* [Given problem]: Every entry should be repeated exactly. Omit the pictures.

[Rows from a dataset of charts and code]
——

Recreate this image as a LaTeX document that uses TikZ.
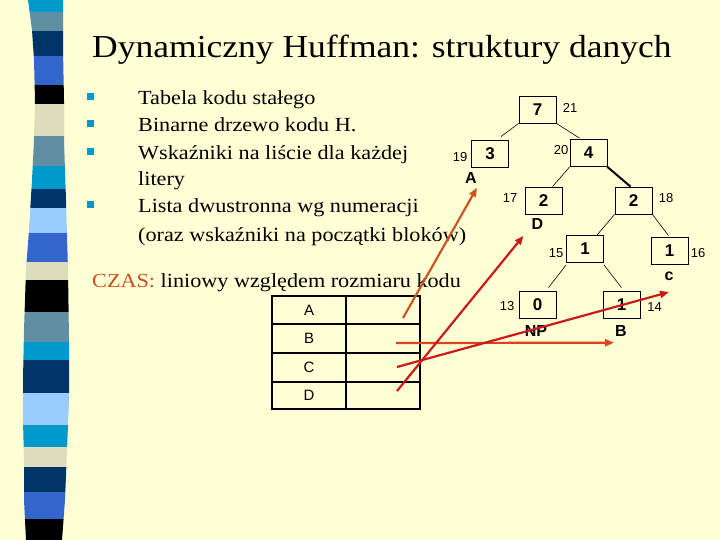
\documentclass[tikz,border=0pt]{standalone}
\usepackage{fontspec}
\setmainfont[FakeStretch=1.11]{Liberation Serif}
\setsansfont{Liberation Sans}
\usetikzlibrary{arrows.meta}
\usepackage{xcolor}

\definecolor{slidebg}{RGB}{255,255,214}
\definecolor{stcyan}{RGB}{0,153,204}
\definecolor{ststeel}{RGB}{95,143,163}
\definecolor{stnavy}{RGB}{0,51,102}
\definecolor{stroyal}{RGB}{51,102,204}
\definecolor{stbeige}{RGB}{221,221,187}
\definecolor{stlight}{RGB}{153,204,255}
\definecolor{ptrA}{RGB}{204,85,34}
\definecolor{ptrB}{RGB}{224,64,26}
\definecolor{ptrC}{RGB}{204,26,26}
\definecolor{czasc}{RGB}{196,80,30}

\tikzset{
  tbox/.style={draw, line width=0.8pt, minimum width=37pt, minimum height=27pt, inner sep=0pt,
    font=\sffamily\bfseries\fontsize{17}{17}\selectfont},
  num/.style={font=\sffamily\fontsize{13}{13}\selectfont, inner sep=0pt},
  leaf/.style={font=\sffamily\bfseries\fontsize{16}{16}\selectfont, inner sep=0pt},
  edge/.style={line width=0.6pt},
  ptr/.style={line width=2.2pt, -{Triangle[length=9pt,width=7pt]}},
  item/.style={anchor=base west, inner sep=0pt, font=\fontsize{20}{20}\selectfont},
  sq/.style={fill=stcyan, minimum size=7pt, inner sep=0pt},
  cell/.style={font=\sffamily\fontsize{15}{15}\selectfont, inner sep=0pt},
}

\begin{document}
\begin{tikzpicture}[x=1pt, y=-1pt]

% ---- slide background ----
\useasboundingbox (0,0) rectangle (720,540);
\fill[slidebg] (0,0) rectangle (720,540);

% ---- striped bar on the left ----
\begin{scope}
\clip (28,0) -- (32,30) -- (34,60) -- (35,100) -- (34,140) -- (32,180) -- (29,230)
  -- (26,270) -- (24,330) -- (23,380) -- (23,420) -- (24,460) -- (24,500) -- (26,540)
  -- (62,540) -- (65,500) -- (67,450) -- (69,400) -- (69,340) -- (68,270) -- (66,200)
  -- (64,140) -- (64,100) -- (63,50) -- (63,0) -- cycle;
\foreach \ya/\yb/\col in {0/12/stcyan, 12/31/ststeel, 31/56/stnavy, 56/85/stroyal,
    85/104/black, 104/136/stbeige, 136/166/ststeel, 166/189/stcyan, 189/208/stnavy,
    208/233/stlight, 233/262/stroyal, 262/280/stbeige, 280/312/black, 312/342/ststeel,
    342/360/stcyan, 360/393/stnavy, 393/425/stlight, 425/447/stcyan, 447/467/stbeige,
    467/492/stnavy, 492/519/stroyal, 519/540/black} {
  \fill[\col] (0,\ya) rectangle (100,\yb);
}
\end{scope}

% ---- title and bullet list ----
\node[anchor=base west, inner sep=0pt, font=\fontsize{32}{32}\selectfont] (title) at (92,58)
  {Dynamiczny Huffman: struktury danych};

\node[sq] (s1) at (90,97) {};
\node[sq] (s2) at (90,124) {};
\node[sq] (s3) at (90,152) {};
\node[sq] (s4) at (90,205) {};
\node[item] (b1) at (138,105) {Tabela kodu stałego};
\node[item] (b2) at (138,132) {Binarne drzewo kodu H.};
\node[item] (b3) at (138,160) {Wskaźniki na liście dla każdej};
\node[item] (b3x) at (138,186) {litery};
\node[item] (b4) at (138,213) {Lista dwustronna wg numeracji};
\node[item] (b4x) at (138,241) {(oraz wskaźniki na początki bloków)};

\node[item] (czas) at (92,287) {\textcolor{czasc}{CZAS:} liniowy względem rozmiaru kodu};

% ---- table of leaf pointers ----
\draw[line width=2.2pt] (272,296) rectangle (420,409);
\draw[line width=2.2pt] (346,296) -- (346,409);
\foreach \y in {324,353,382} {
  \draw[line width=2.2pt] (272,\y) -- (420,\y);
}
\foreach \l/\y in {A/310,B/338.5,C/367.5,D/395.5} {
  \node[cell] (t\l) at (309,\y) {\l};
}
\coordinate (pA) at (403,318);
\coordinate (pB) at (396,343);
\coordinate (pC) at (397,367);
\coordinate (pD) at (397,391);

% ---- Huffman tree ----
\node[tbox] (n7)  at (537.5,109.5) {7};
\node[tbox] (n3)  at (490,153.5)   {3};
\node[tbox] (n4)  at (588.5,153)   {4};
\node[tbox] (n2d) at (543.5,200.5) {2};
\node[tbox] (n2r) at (633.5,200.5) {2};
\node[tbox] (n1l) at (585,249)     {1};
\node[tbox] (n1r) at (669.5,250.5) {1};
\node[tbox] (n0)  at (537.5,304.5) {0};
\node[tbox] (n1b) at (621.5,304.5) {1};

\node[num] (w21) at (570,107.5) {21};
\node[num] (w19) at (460,157)   {19};
\node[num] (w20) at (561,150.5) {20};
\node[num] (w17) at (510,198.5) {17};
\node[num] (w18) at (666,198.5) {18};
\node[num] (w15) at (556,253.5) {15};
\node[num] (w16) at (698,253)   {16};
\node[num] (w13) at (507,306)   {13};
\node[num] (w14) at (654.5,307) {14};

\node[leaf] (lA)  at (471,178)   {A};
\node[leaf] (lD)  at (537.5,224) {D};
\node[leaf] (lC)  at (669,276.5) {c};
\node[leaf] (lNP) at (536,331)   {NP};
\node[leaf] (lB)  at (621,331)   {B};

\draw[edge] (n7.south west) -- ([xshift=11pt,yshift=3pt]n3.north);
\draw[edge] (n7.south east) -- ([xshift=-9pt,yshift=1pt]n4.north);
\draw[edge] (n4.south west) -- ([xshift=9pt]n2d.north);
\draw[line width=2pt] (n4.south east) -- ([xshift=-3pt]n2r.north);
\draw[edge] (n2r.south west) -- ([xshift=12pt]n1l.north);
\draw[edge] (n2r.south east) -- ([xshift=-1pt,yshift=1pt]n1r.north);
\draw[edge] ([yshift=-2pt]n1l.south west) -- ([xshift=11pt,yshift=3pt]n0.north);
\draw[edge] ([yshift=-2pt]n1l.south east) -- ([yshift=3pt]n1b.north);

% ---- pointers from table to leaves ----
\draw[ptr, ptrA] (pA) -- ([shift={(0pt,-4pt)}]lA.south east);
\draw[ptr, ptrB] (pB) -- ([shift={(-1pt,-6pt)}]lB.south west);
\draw[ptr, ptrC] (pC) -- ([shift={(0pt,-11pt)}]lC.south);
\draw[ptr, ptrC] (pD) -- ([shift={(-8pt,-6pt)}]lD.south west);

\end{tikzpicture}
\end{document}
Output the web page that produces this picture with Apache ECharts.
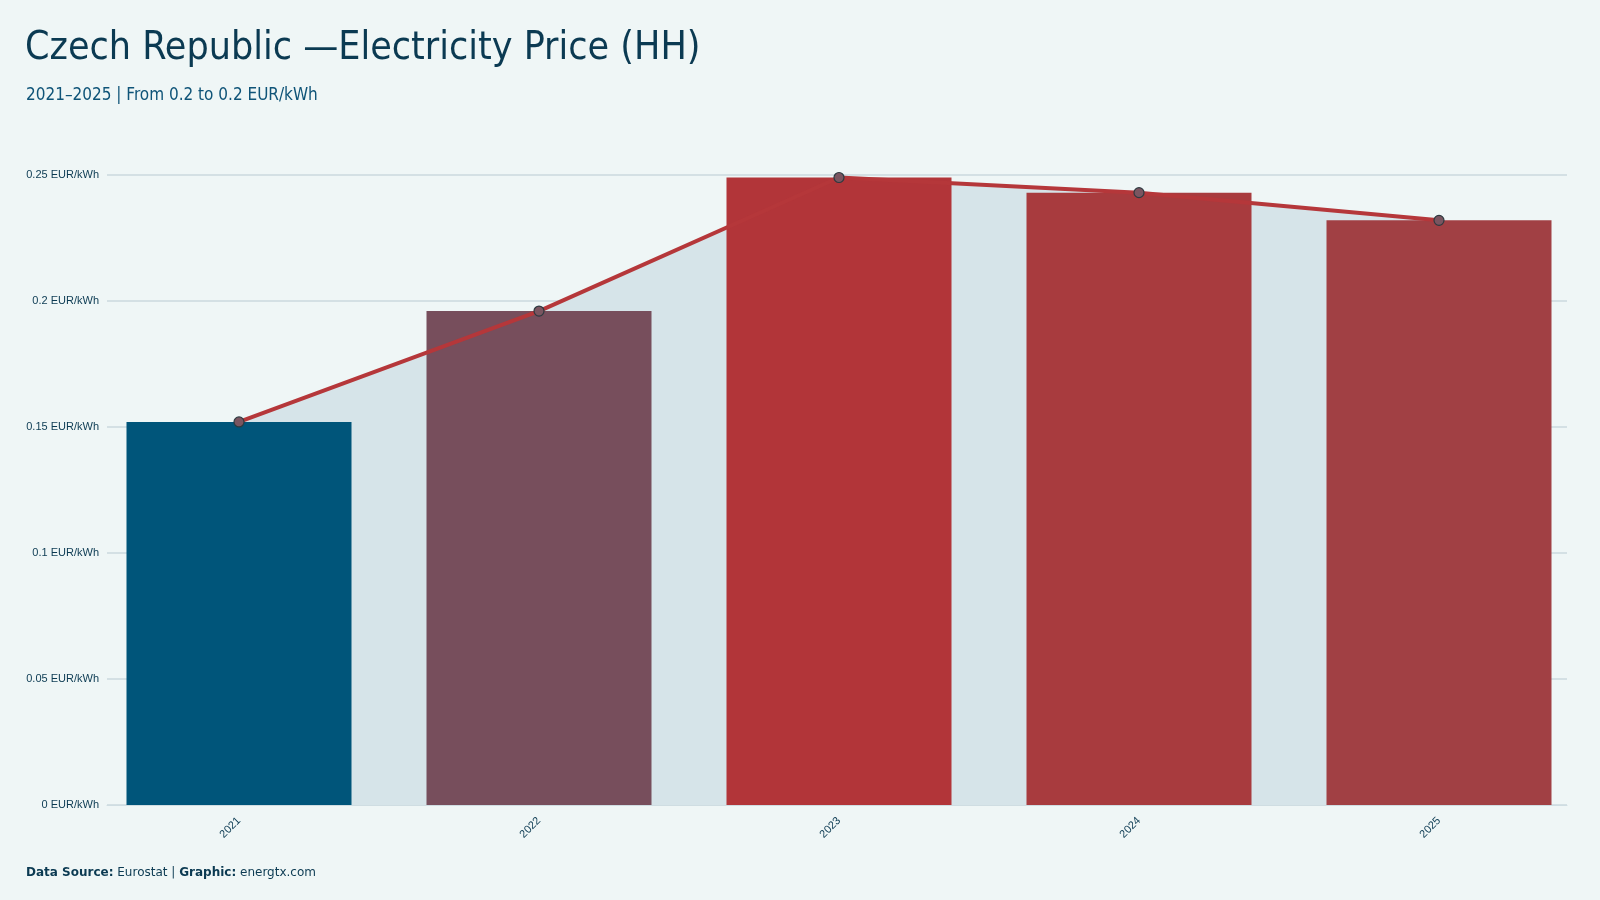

——

* [Exercise result]:
Recreate this image as a LaTeX document that uses TikZ.
\documentclass[tikz,border=0pt]{standalone}
\usepackage{fontspec}
\setmainfont[FakeStretch=1.11]{Liberation Serif}
\setsansfont{Liberation Sans}
\usetikzlibrary{arrows.meta}
\usepackage{xcolor}

\definecolor{slidebg}{RGB}{255,255,214}
\definecolor{stcyan}{RGB}{0,153,204}
\definecolor{ststeel}{RGB}{95,143,163}
\definecolor{stnavy}{RGB}{0,51,102}
\definecolor{stroyal}{RGB}{51,102,204}
\definecolor{stbeige}{RGB}{221,221,187}
\definecolor{stlight}{RGB}{153,204,255}
\definecolor{ptrA}{RGB}{204,85,34}
\definecolor{ptrB}{RGB}{224,64,26}
\definecolor{ptrC}{RGB}{204,26,26}
\definecolor{czasc}{RGB}{196,80,30}

\tikzset{
  tbox/.style={draw, line width=0.8pt, minimum width=37pt, minimum height=27pt, inner sep=0pt,
    font=\sffamily\bfseries\fontsize{17}{17}\selectfont},
  num/.style={font=\sffamily\fontsize{13}{13}\selectfont, inner sep=0pt},
  leaf/.style={font=\sffamily\bfseries\fontsize{16}{16}\selectfont, inner sep=0pt},
  edge/.style={line width=0.6pt},
  ptr/.style={line width=2.2pt, -{Triangle[length=9pt,width=7pt]}},
  item/.style={anchor=base west, inner sep=0pt, font=\fontsize{20}{20}\selectfont},
  sq/.style={fill=stcyan, minimum size=7pt, inner sep=0pt},
  cell/.style={font=\sffamily\fontsize{15}{15}\selectfont, inner sep=0pt},
}

\begin{document}
\begin{tikzpicture}[x=1pt, y=-1pt]

% ---- slide background ----
\useasboundingbox (0,0) rectangle (720,540);
\fill[slidebg] (0,0) rectangle (720,540);

% ---- striped bar on the left ----
\begin{scope}
\clip (28,0) -- (32,30) -- (34,60) -- (35,100) -- (34,140) -- (32,180) -- (29,230)
  -- (26,270) -- (24,330) -- (23,380) -- (23,420) -- (24,460) -- (24,500) -- (26,540)
  -- (62,540) -- (65,500) -- (67,450) -- (69,400) -- (69,340) -- (68,270) -- (66,200)
  -- (64,140) -- (64,100) -- (63,50) -- (63,0) -- cycle;
\foreach \ya/\yb/\col in {0/12/stcyan, 12/31/ststeel, 31/56/stnavy, 56/85/stroyal,
    85/104/black, 104/136/stbeige, 136/166/ststeel, 166/189/stcyan, 189/208/stnavy,
    208/233/stlight, 233/262/stroyal, 262/280/stbeige, 280/312/black, 312/342/ststeel,
    342/360/stcyan, 360/393/stnavy, 393/425/stlight, 425/447/stcyan, 447/467/stbeige,
    467/492/stnavy, 492/519/stroyal, 519/540/black} {
  \fill[\col] (0,\ya) rectangle (100,\yb);
}
\end{scope}

% ---- title and bullet list ----
\node[anchor=base west, inner sep=0pt, font=\fontsize{32}{32}\selectfont] (title) at (92,58)
  {Dynamiczny Huffman: struktury danych};

\node[sq] (s1) at (90,97) {};
\node[sq] (s2) at (90,124) {};
\node[sq] (s3) at (90,152) {};
\node[sq] (s4) at (90,205) {};
\node[item] (b1) at (138,105) {Tabela kodu stałego};
\node[item] (b2) at (138,132) {Binarne drzewo kodu H.};
\node[item] (b3) at (138,160) {Wskaźniki na liście dla każdej};
\node[item] (b3x) at (138,186) {litery};
\node[item] (b4) at (138,213) {Lista dwustronna wg numeracji};
\node[item] (b4x) at (138,241) {(oraz wskaźniki na początki bloków)};

\node[item] (czas) at (92,287) {\textcolor{czasc}{CZAS:} liniowy względem rozmiaru kodu};

% ---- table of leaf pointers ----
\draw[line width=2.2pt] (272,296) rectangle (420,409);
\draw[line width=2.2pt] (346,296) -- (346,409);
\foreach \y in {324,353,382} {
  \draw[line width=2.2pt] (272,\y) -- (420,\y);
}
\foreach \l/\y in {A/310,B/338.5,C/367.5,D/395.5} {
  \node[cell] (t\l) at (309,\y) {\l};
}
\coordinate (pA) at (403,318);
\coordinate (pB) at (396,343);
\coordinate (pC) at (397,367);
\coordinate (pD) at (397,391);

% ---- Huffman tree ----
\node[tbox] (n7)  at (537.5,109.5) {7};
\node[tbox] (n3)  at (490,153.5)   {3};
\node[tbox] (n4)  at (588.5,153)   {4};
\node[tbox] (n2d) at (543.5,200.5) {2};
\node[tbox] (n2r) at (633.5,200.5) {2};
\node[tbox] (n1l) at (585,249)     {1};
\node[tbox] (n1r) at (669.5,250.5) {1};
\node[tbox] (n0)  at (537.5,304.5) {0};
\node[tbox] (n1b) at (621.5,304.5) {1};

\node[num] (w21) at (570,107.5) {21};
\node[num] (w19) at (460,157)   {19};
\node[num] (w20) at (561,150.5) {20};
\node[num] (w17) at (510,198.5) {17};
\node[num] (w18) at (666,198.5) {18};
\node[num] (w15) at (556,253.5) {15};
\node[num] (w16) at (698,253)   {16};
\node[num] (w13) at (507,306)   {13};
\node[num] (w14) at (654.5,307) {14};

\node[leaf] (lA)  at (471,178)   {A};
\node[leaf] (lD)  at (537.5,224) {D};
\node[leaf] (lC)  at (669,276.5) {c};
\node[leaf] (lNP) at (536,331)   {NP};
\node[leaf] (lB)  at (621,331)   {B};

\draw[edge] (n7.south west) -- ([xshift=11pt,yshift=3pt]n3.north);
\draw[edge] (n7.south east) -- ([xshift=-9pt,yshift=1pt]n4.north);
\draw[edge] (n4.south west) -- ([xshift=9pt]n2d.north);
\draw[line width=2pt] (n4.south east) -- ([xshift=-3pt]n2r.north);
\draw[edge] (n2r.south west) -- ([xshift=12pt]n1l.north);
\draw[edge] (n2r.south east) -- ([xshift=-1pt,yshift=1pt]n1r.north);
\draw[edge] ([yshift=-2pt]n1l.south west) -- ([xshift=11pt,yshift=3pt]n0.north);
\draw[edge] ([yshift=-2pt]n1l.south east) -- ([yshift=3pt]n1b.north);

% ---- pointers from table to leaves ----
\draw[ptr, ptrA] (pA) -- ([shift={(0pt,-4pt)}]lA.south east);
\draw[ptr, ptrB] (pB) -- ([shift={(-1pt,-6pt)}]lB.south west);
\draw[ptr, ptrC] (pC) -- ([shift={(0pt,-11pt)}]lC.south);
\draw[ptr, ptrC] (pD) -- ([shift={(-8pt,-6pt)}]lD.south west);

\end{tikzpicture}
\end{document}
Output the web page that produces this picture with Apache ECharts.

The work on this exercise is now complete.